Talking with The Open Group really gives me an opportunity to be able to bring people on board with the idea that you should be looking at a difference in mindset. It's not "Here’s a way that data is being generated, look, try and conceive of some questions that we can use, and we’ll store that too." Let's just take everything, we’ll worry about it later, and then we’ll find the value.

It's important to be thinking about data as an asset, rather than as a cost. You even have to spend some money, and it may be a little bit unsafe without really solid ROI at the beginning. Then, move towards pulling that information in, and being able to store it in a way that allows not just the high-level data scientist to get access to and provide value, but people who are interested in the data overall.

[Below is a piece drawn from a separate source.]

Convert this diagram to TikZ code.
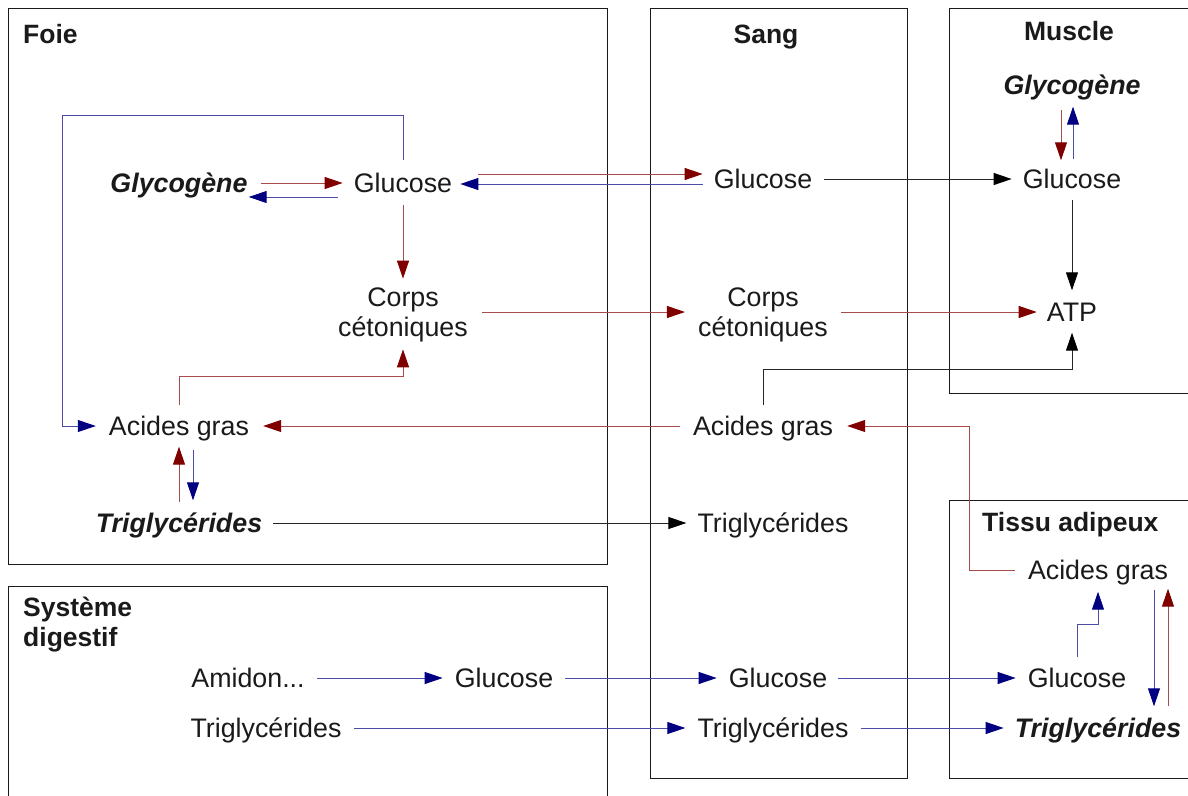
\documentclass[tikz,border=0pt]{standalone}
\usepackage{fontspec}
\setmainfont{Liberation Sans}
\usetikzlibrary{arrows.meta}
\definecolor{ddred}{RGB}{128,0,0}
\definecolor{ddblue}{RGB}{0,0,128}
\definecolor{ink}{RGB}{26,26,26}
\tikzset{
  lbl/.style={text=ink, inner sep=0pt, text height=19pt, text depth=0pt,
    font=\fontsize{26.8}{30}\selectfont},
  met/.style={lbl, font=\fontsize{26.8}{30}\selectfont\bfseries\itshape},
  two/.style={text=ink, inner sep=0pt, align=center,
    font=\fontsize{26.8}{30}\selectfont},
  ttl/.style={text=ink, inner sep=0pt, anchor=west, text height=19pt, text depth=0pt,
    font=\fontsize{26.5}{30}\selectfont\bfseries},
  ttltwo/.style={text=ink, inner sep=0pt, anchor=west, align=left,
    font=\fontsize{26.5}{30}\selectfont\bfseries},
  organ/.style={draw=ink, line width=1pt},
  fr/.style={line width=1pt, draw=ddred!70!white,
    -{Triangle[length=18pt,width=12pt,color=ddred]}},
  fb/.style={line width=1pt, draw=ddblue!70!white,
    -{Triangle[length=18pt,width=12pt,color=ddblue]}},
  fk/.style={line width=1pt, draw=black!85,
    -{Triangle[length=18pt,width=12pt,color=black]}},
}
\begin{document}
\begin{tikzpicture}[x=1pt, y=-1pt]
      \useasboundingbox (0,0) rectangle (1188,795);
      \clip (0,0) rectangle (1188,795);
      \draw[organ] (8,8) rectangle (607,564);
      \draw[organ] (650,8) rectangle (907,778);
      \draw[organ] (949,8) rectangle (1200,393);
      \draw[organ] (949,500) rectangle (1200,778);
      \draw[organ] (8,586) rectangle (607,810);
      \path
        (23,34) node[ttl] (foie){Foie}
        (766,34) node[ttl, anchor=center] (sang){Sang}
        (1069,31) node[ttl, anchor=center] (muscle){Muscle}
        (982,522) node[ttl] (tissu){Tissu adipeux}
        (23,625) node[ttltwo] (digest){Système\\digestif};
      \path
        (179,183) node[met] (fGlyco){Glycogène}
        (403,183) node[lbl] (fGluc){Glucose}
        (403,315) node[two] (fCorps){Corps\\cétoniques}
        (179,426) node[lbl] (fAcid){Acides gras}
        (179,523) node[met] (fTrig){Triglycérides};
      \path
        (763,179) node[lbl] (sGluc){Glucose}
        (763,315) node[two] (sCorps){Corps\\cétoniques}
        (763,426) node[lbl] (sAcid){Acides gras}
        (773,523) node[lbl] (sTrig){Triglycérides}
        (778,678) node[lbl] (sGlucD){Glucose}
        (773,728) node[lbl] (sTrigD){Triglycérides};
      \path
        (1072,85) node[met] (mGlyco){Glycogène}
        (1072,179) node[lbl] (mGluc){Glucose}
        (1072,312) node[lbl] (mATP){ATP};
      \path
        (1098,570) node[lbl] (tAcid){Acides gras}
        (1077,678) node[lbl] (tGluc){Glucose}
        (1098,728) node[met] (tTrig){Triglycérides};
      \path
        (248,678) node[lbl] (dAmid){Amidon...}
        (504,678) node[lbl] (dGluc){Glucose}
        (266,728) node[lbl] (dTrig){Triglycérides};
      \begin{scope}[fr]
        \draw ([xshift=13pt]fGlyco.east) -- ([xshift=-11pt]fGluc.west);
        \draw ([xshift=26pt,yshift=9pt]fGluc.east) -- ([xshift=-11pt,yshift=5pt]sGluc.west);
        \draw ([yshift=-12pt]fGluc.south) -- ([yshift=9pt]fCorps.north);
        \draw ([yshift=11pt]fAcid.north) -- ++(0,-29) -| ([yshift=-7pt]fCorps.south);
        \draw ([yshift=11pt]fTrig.north) -- ([yshift=-11pt]fAcid.south);
        \draw ([xshift=14pt,yshift=3pt]fCorps.east) -- ([xshift=-13pt,yshift=3pt]sCorps.west);
        \draw ([xshift=-13pt]sAcid.west) -- ([xshift=14pt]fAcid.east);
        \draw ([xshift=13pt,yshift=3pt]sCorps.east) -- ([xshift=-10pt]mATP.west);
        \draw ([xshift=-11pt,yshift=-15pt]mGlyco.south) -- ([xshift=-11pt,yshift=9pt]mGluc.north);
        \draw ([xshift=-13pt]tAcid.west) -- ++(-45,0) |- ([xshift=14pt]sAcid.east);
        \draw ([xshift=70pt,yshift=12pt]tTrig.north) -- ([xshift=70pt,yshift=-9pt]tAcid.south);
      \end{scope}
      \begin{scope}[fb]
        \draw ([xshift=-16pt,yshift=-14pt]fGluc.west) -- ([xshift=1pt,yshift=-14pt]fGlyco.east);
        \draw ([xshift=-11pt,yshift=-5pt]sGluc.west) -- ([xshift=8pt,yshift=-1pt]fGluc.east);
        \draw ([yshift=13pt]fGluc.north) -- ++(0,-45) -| ([xshift=-46pt]fAcid.west)
          -- ([xshift=-13pt]fAcid.west);
        \draw ([xshift=14pt,yshift=-14pt]fAcid.south) -- ([xshift=14pt,yshift=13pt]fTrig.north);
        \draw ([xshift=1pt,yshift=10pt]mGluc.north) -- ([xshift=1pt,yshift=-12pt]mGlyco.south);
        \draw ([yshift=11pt]tGluc.north) -- ++(0,-33) -| ([yshift=-12pt]tAcid.south);
        \draw ([xshift=56pt,yshift=-10pt]tAcid.south) -- ([xshift=56pt,yshift=12pt]tTrig.north);
        \draw ([xshift=12pt]dAmid.east) -- ([xshift=-12pt]dGluc.west);
        \draw ([xshift=12pt]dGluc.east) -- ([xshift=-12pt]sGlucD.west);
        \draw ([xshift=12pt]dTrig.east) -- ([xshift=-12pt]sTrigD.west);
        \draw ([xshift=11pt]sGlucD.east) -- ([xshift=-12pt]tGluc.west);
        \draw ([xshift=12pt]sTrigD.east) -- ([xshift=-11pt]tTrig.west);
      \end{scope}
      \begin{scope}[fk]
        \draw ([xshift=11pt]fTrig.east) -- ([xshift=-11pt]sTrig.west);
        \draw ([xshift=12pt]sGluc.east) -- ([xshift=-11pt]mGluc.west);
        \draw ([yshift=11pt]sAcid.north) -- ++(0,-36) -| ([yshift=-11pt]mATP.south);
        \draw ([yshift=-11pt]mGluc.south) -- ([yshift=12pt]mATP.north);
      \end{scope}
    \end{tikzpicture}
\end{document}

Those are very important pieces.

The last one is how do you take a big-data project, how do you take something where you’re not storing in the traditional business intelligence (BI) framework that an enterprise can develop, and then connect that to the BI systems and look at providing value to those mash-ups. Those are really important areas that still need some work.

There are many companies, especially large enterprises, that are looking at their data assets and wondering what can they do to monetize this, not only to just pay for the efficiency improvement but as a new revenue stream.

Gardner: For those organizations that want to get started on this, how do you get started?
Understand that it maybe going to be a little bit more costly and the ROI isn't going to be there at the beginning.

Cavaretta: We're definitely a huge believer in pilot projects and proof of concept, and we like to develop roadmaps by doing. So get out there. Understand that it's going to be messy. Understand that it maybe going to be a little bit more costly and the ROI isn't going to be there at the beginning.

But get your feet wet. Start doing some experiments, and then, as those experiments turn from just experimentation into really providing real business value, that’s the time to start looking at a more formal aspect and more formal IT processes. But you've just got to get going at this point.